(Figure scripts)
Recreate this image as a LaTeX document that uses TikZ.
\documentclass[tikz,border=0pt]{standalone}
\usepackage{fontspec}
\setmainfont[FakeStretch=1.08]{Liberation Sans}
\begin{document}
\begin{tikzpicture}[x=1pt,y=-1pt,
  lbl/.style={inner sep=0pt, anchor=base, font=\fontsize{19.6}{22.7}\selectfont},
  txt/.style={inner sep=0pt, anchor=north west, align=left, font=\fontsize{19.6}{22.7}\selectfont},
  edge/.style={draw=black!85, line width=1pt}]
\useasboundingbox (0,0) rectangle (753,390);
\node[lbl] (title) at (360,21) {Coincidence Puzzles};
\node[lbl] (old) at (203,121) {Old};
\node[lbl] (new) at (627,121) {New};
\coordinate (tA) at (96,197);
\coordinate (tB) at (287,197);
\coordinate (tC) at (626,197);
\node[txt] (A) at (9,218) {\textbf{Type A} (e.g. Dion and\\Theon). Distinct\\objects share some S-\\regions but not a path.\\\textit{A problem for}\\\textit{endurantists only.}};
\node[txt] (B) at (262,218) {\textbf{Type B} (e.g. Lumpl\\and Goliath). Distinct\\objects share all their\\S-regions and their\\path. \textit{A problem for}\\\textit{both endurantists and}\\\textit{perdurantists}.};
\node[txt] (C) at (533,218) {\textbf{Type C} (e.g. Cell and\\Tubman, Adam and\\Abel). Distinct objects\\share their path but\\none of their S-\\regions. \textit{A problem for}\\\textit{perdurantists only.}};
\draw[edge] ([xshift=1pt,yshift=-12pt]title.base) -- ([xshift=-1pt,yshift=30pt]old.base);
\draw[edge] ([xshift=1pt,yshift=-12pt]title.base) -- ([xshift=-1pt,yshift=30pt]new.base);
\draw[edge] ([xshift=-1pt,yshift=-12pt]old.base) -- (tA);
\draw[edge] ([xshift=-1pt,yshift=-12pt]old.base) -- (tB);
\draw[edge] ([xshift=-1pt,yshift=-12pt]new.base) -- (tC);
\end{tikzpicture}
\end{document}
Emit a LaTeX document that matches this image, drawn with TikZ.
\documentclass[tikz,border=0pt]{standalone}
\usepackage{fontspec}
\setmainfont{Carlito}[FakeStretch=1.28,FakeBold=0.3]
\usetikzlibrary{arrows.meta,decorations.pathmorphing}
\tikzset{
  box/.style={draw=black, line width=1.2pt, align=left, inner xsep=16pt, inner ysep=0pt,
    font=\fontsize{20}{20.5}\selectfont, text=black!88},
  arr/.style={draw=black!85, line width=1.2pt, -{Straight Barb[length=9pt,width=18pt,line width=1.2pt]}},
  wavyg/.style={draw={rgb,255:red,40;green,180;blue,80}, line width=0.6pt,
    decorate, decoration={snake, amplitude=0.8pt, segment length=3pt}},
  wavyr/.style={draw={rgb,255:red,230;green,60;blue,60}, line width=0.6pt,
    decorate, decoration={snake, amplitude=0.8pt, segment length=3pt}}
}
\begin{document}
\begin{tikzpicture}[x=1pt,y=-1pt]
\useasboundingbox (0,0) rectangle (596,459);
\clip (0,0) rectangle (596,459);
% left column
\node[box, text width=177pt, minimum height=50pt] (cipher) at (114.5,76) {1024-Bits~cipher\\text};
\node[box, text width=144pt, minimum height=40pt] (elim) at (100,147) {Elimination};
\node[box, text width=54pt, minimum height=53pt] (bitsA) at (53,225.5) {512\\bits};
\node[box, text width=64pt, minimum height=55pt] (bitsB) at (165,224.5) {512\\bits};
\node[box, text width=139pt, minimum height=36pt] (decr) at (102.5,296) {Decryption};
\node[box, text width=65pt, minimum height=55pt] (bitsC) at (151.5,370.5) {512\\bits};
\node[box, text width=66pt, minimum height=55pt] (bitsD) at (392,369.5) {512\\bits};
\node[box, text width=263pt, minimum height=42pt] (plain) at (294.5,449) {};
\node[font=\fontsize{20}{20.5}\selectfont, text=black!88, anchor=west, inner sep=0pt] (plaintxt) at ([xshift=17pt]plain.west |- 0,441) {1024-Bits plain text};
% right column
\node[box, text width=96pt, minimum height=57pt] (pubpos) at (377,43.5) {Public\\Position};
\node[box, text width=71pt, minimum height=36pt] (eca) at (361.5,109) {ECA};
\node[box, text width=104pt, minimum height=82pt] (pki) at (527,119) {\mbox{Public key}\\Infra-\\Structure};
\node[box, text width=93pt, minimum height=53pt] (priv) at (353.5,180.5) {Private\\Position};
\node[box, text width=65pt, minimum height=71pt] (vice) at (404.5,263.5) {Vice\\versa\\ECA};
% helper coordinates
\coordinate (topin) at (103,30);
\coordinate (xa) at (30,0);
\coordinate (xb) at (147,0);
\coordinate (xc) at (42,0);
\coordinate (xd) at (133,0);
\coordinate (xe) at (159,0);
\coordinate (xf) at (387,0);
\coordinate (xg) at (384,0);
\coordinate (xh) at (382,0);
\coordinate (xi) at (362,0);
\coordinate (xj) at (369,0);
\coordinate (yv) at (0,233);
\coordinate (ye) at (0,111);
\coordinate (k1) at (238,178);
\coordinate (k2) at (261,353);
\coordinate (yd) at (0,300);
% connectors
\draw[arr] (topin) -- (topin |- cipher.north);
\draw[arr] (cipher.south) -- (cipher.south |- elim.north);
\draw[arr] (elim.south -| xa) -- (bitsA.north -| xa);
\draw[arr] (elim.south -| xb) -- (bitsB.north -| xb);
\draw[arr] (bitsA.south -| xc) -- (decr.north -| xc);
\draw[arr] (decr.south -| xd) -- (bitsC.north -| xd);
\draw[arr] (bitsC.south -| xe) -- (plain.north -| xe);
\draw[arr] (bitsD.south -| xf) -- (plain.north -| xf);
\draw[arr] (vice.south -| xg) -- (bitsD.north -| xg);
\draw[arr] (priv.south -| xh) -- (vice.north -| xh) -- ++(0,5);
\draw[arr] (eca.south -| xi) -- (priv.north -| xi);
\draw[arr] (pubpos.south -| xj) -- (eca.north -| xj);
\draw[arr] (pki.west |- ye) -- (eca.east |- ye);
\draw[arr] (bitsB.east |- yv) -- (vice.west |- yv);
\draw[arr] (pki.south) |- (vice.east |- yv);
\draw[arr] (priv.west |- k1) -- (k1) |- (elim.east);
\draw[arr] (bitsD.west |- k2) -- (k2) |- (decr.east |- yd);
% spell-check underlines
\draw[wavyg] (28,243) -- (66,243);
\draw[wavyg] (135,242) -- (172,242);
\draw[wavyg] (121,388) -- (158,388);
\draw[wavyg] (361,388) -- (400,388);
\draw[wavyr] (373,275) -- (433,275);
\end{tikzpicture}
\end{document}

▸ **Task brief**
Write out all records exactly, keeping every detail.

▸ **Completed task**
Recreate this image as a LaTeX document that uses TikZ.
\documentclass[tikz,border=0pt]{standalone}
\usepackage{fontspec}
\setmainfont[FakeStretch=1.08]{Liberation Sans}
\begin{document}
\begin{tikzpicture}[x=1pt,y=-1pt,
  lbl/.style={inner sep=0pt, anchor=base, font=\fontsize{19.6}{22.7}\selectfont},
  txt/.style={inner sep=0pt, anchor=north west, align=left, font=\fontsize{19.6}{22.7}\selectfont},
  edge/.style={draw=black!85, line width=1pt}]
\useasboundingbox (0,0) rectangle (753,390);
\node[lbl] (title) at (360,21) {Coincidence Puzzles};
\node[lbl] (old) at (203,121) {Old};
\node[lbl] (new) at (627,121) {New};
\coordinate (tA) at (96,197);
\coordinate (tB) at (287,197);
\coordinate (tC) at (626,197);
\node[txt] (A) at (9,218) {\textbf{Type A} (e.g. Dion and\\Theon). Distinct\\objects share some S-\\regions but not a path.\\\textit{A problem for}\\\textit{endurantists only.}};
\node[txt] (B) at (262,218) {\textbf{Type B} (e.g. Lumpl\\and Goliath). Distinct\\objects share all their\\S-regions and their\\path. \textit{A problem for}\\\textit{both endurantists and}\\\textit{perdurantists}.};
\node[txt] (C) at (533,218) {\textbf{Type C} (e.g. Cell and\\Tubman, Adam and\\Abel). Distinct objects\\share their path but\\none of their S-\\regions. \textit{A problem for}\\\textit{perdurantists only.}};
\draw[edge] ([xshift=1pt,yshift=-12pt]title.base) -- ([xshift=-1pt,yshift=30pt]old.base);
\draw[edge] ([xshift=1pt,yshift=-12pt]title.base) -- ([xshift=-1pt,yshift=30pt]new.base);
\draw[edge] ([xshift=-1pt,yshift=-12pt]old.base) -- (tA);
\draw[edge] ([xshift=-1pt,yshift=-12pt]old.base) -- (tB);
\draw[edge] ([xshift=-1pt,yshift=-12pt]new.base) -- (tC);
\end{tikzpicture}
\end{document}
Emit a LaTeX document that matches this image, drawn with TikZ.
\documentclass[tikz,border=0pt]{standalone}
\usepackage{fontspec}
\setmainfont{Carlito}[FakeStretch=1.28,FakeBold=0.3]
\usetikzlibrary{arrows.meta,decorations.pathmorphing}
\tikzset{
  box/.style={draw=black, line width=1.2pt, align=left, inner xsep=16pt, inner ysep=0pt,
    font=\fontsize{20}{20.5}\selectfont, text=black!88},
  arr/.style={draw=black!85, line width=1.2pt, -{Straight Barb[length=9pt,width=18pt,line width=1.2pt]}},
  wavyg/.style={draw={rgb,255:red,40;green,180;blue,80}, line width=0.6pt,
    decorate, decoration={snake, amplitude=0.8pt, segment length=3pt}},
  wavyr/.style={draw={rgb,255:red,230;green,60;blue,60}, line width=0.6pt,
    decorate, decoration={snake, amplitude=0.8pt, segment length=3pt}}
}
\begin{document}
\begin{tikzpicture}[x=1pt,y=-1pt]
\useasboundingbox (0,0) rectangle (596,459);
\clip (0,0) rectangle (596,459);
% left column
\node[box, text width=177pt, minimum height=50pt] (cipher) at (114.5,76) {1024-Bits~cipher\\text};
\node[box, text width=144pt, minimum height=40pt] (elim) at (100,147) {Elimination};
\node[box, text width=54pt, minimum height=53pt] (bitsA) at (53,225.5) {512\\bits};
\node[box, text width=64pt, minimum height=55pt] (bitsB) at (165,224.5) {512\\bits};
\node[box, text width=139pt, minimum height=36pt] (decr) at (102.5,296) {Decryption};
\node[box, text width=65pt, minimum height=55pt] (bitsC) at (151.5,370.5) {512\\bits};
\node[box, text width=66pt, minimum height=55pt] (bitsD) at (392,369.5) {512\\bits};
\node[box, text width=263pt, minimum height=42pt] (plain) at (294.5,449) {};
\node[font=\fontsize{20}{20.5}\selectfont, text=black!88, anchor=west, inner sep=0pt] (plaintxt) at ([xshift=17pt]plain.west |- 0,441) {1024-Bits plain text};
% right column
\node[box, text width=96pt, minimum height=57pt] (pubpos) at (377,43.5) {Public\\Position};
\node[box, text width=71pt, minimum height=36pt] (eca) at (361.5,109) {ECA};
\node[box, text width=104pt, minimum height=82pt] (pki) at (527,119) {\mbox{Public key}\\Infra-\\Structure};
\node[box, text width=93pt, minimum height=53pt] (priv) at (353.5,180.5) {Private\\Position};
\node[box, text width=65pt, minimum height=71pt] (vice) at (404.5,263.5) {Vice\\versa\\ECA};
% helper coordinates
\coordinate (topin) at (103,30);
\coordinate (xa) at (30,0);
\coordinate (xb) at (147,0);
\coordinate (xc) at (42,0);
\coordinate (xd) at (133,0);
\coordinate (xe) at (159,0);
\coordinate (xf) at (387,0);
\coordinate (xg) at (384,0);
\coordinate (xh) at (382,0);
\coordinate (xi) at (362,0);
\coordinate (xj) at (369,0);
\coordinate (yv) at (0,233);
\coordinate (ye) at (0,111);
\coordinate (k1) at (238,178);
\coordinate (k2) at (261,353);
\coordinate (yd) at (0,300);
% connectors
\draw[arr] (topin) -- (topin |- cipher.north);
\draw[arr] (cipher.south) -- (cipher.south |- elim.north);
\draw[arr] (elim.south -| xa) -- (bitsA.north -| xa);
\draw[arr] (elim.south -| xb) -- (bitsB.north -| xb);
\draw[arr] (bitsA.south -| xc) -- (decr.north -| xc);
\draw[arr] (decr.south -| xd) -- (bitsC.north -| xd);
\draw[arr] (bitsC.south -| xe) -- (plain.north -| xe);
\draw[arr] (bitsD.south -| xf) -- (plain.north -| xf);
\draw[arr] (vice.south -| xg) -- (bitsD.north -| xg);
\draw[arr] (priv.south -| xh) -- (vice.north -| xh) -- ++(0,5);
\draw[arr] (eca.south -| xi) -- (priv.north -| xi);
\draw[arr] (pubpos.south -| xj) -- (eca.north -| xj);
\draw[arr] (pki.west |- ye) -- (eca.east |- ye);
\draw[arr] (bitsB.east |- yv) -- (vice.west |- yv);
\draw[arr] (pki.south) |- (vice.east |- yv);
\draw[arr] (priv.west |- k1) -- (k1) |- (elim.east);
\draw[arr] (bitsD.west |- k2) -- (k2) |- (decr.east |- yd);
% spell-check underlines
\draw[wavyg] (28,243) -- (66,243);
\draw[wavyg] (135,242) -- (172,242);
\draw[wavyg] (121,388) -- (158,388);
\draw[wavyg] (361,388) -- (400,388);
\draw[wavyr] (373,275) -- (433,275);
\end{tikzpicture}
\end{document}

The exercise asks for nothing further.